Y dos tercios del 1,25 millón de veteranos, muchos de los cuales conocieron múltiples destinos en Irak y Afganistán, sufren heridas invisibles como el síndrome del estrés postraumático, y experimentan diversos problemas psicológicos. El número de suicidas bate récords.

¿Y todo esto con qué resultados? El presupuesto del Pentágono, por cierto, se duplicó y, sin embargo, el número de naves y submarinos se redujo 10% y el de escuadrones de aviones cazas y bombarderos a la mitad.

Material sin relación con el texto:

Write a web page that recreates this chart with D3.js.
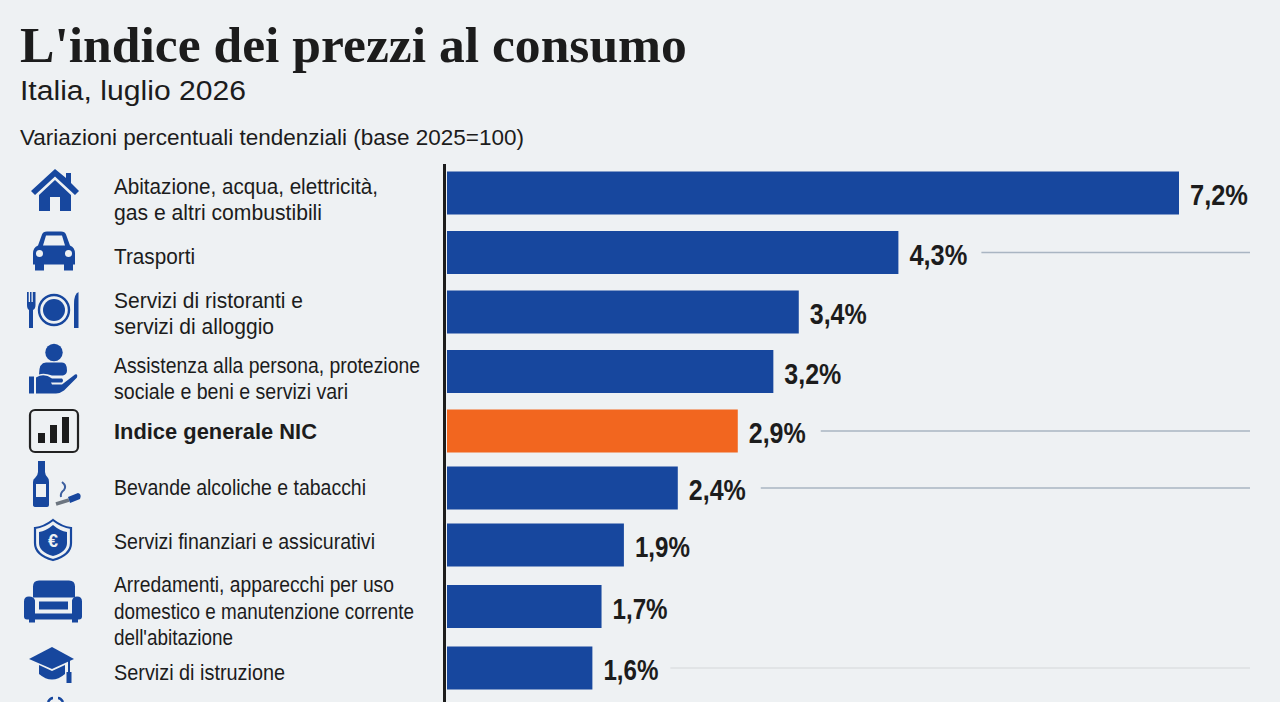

Ocupados en las arenas de Irak y las montañas de Afganistán, los militares norteamericanos “no han tenido tiempo de entrenarse” en una guerra convencional, estima Lawrence Korb, experto del Center for American Progress.

“Inevitablemente, habrá que volver a un equilibrio cuando se terminen estas campañas”, opina por su parte Stephen Biddle, del Council on Foreign Relations.

Más grave aún, las Fuerzas Armadas se han desgastado, según él: “Hay un punto de ruptura. Nadie sabe dónde se halla y aún no parece que se lo haya alcanzado. Pero (las Fuerzas Armadas) son una institución extremadamente fatigada”.

El ex secretario de Defensa Robert Gates parece haberlo comprendido. En febrero, pocos meses antes de renunciar, advertía: “cualquier futuro secretario de Defensa que aconseje al presidente enviar una importante fuerza armada a Asia, Medio Oriente o Africa debería hacerse ver el cerebro”, dijo.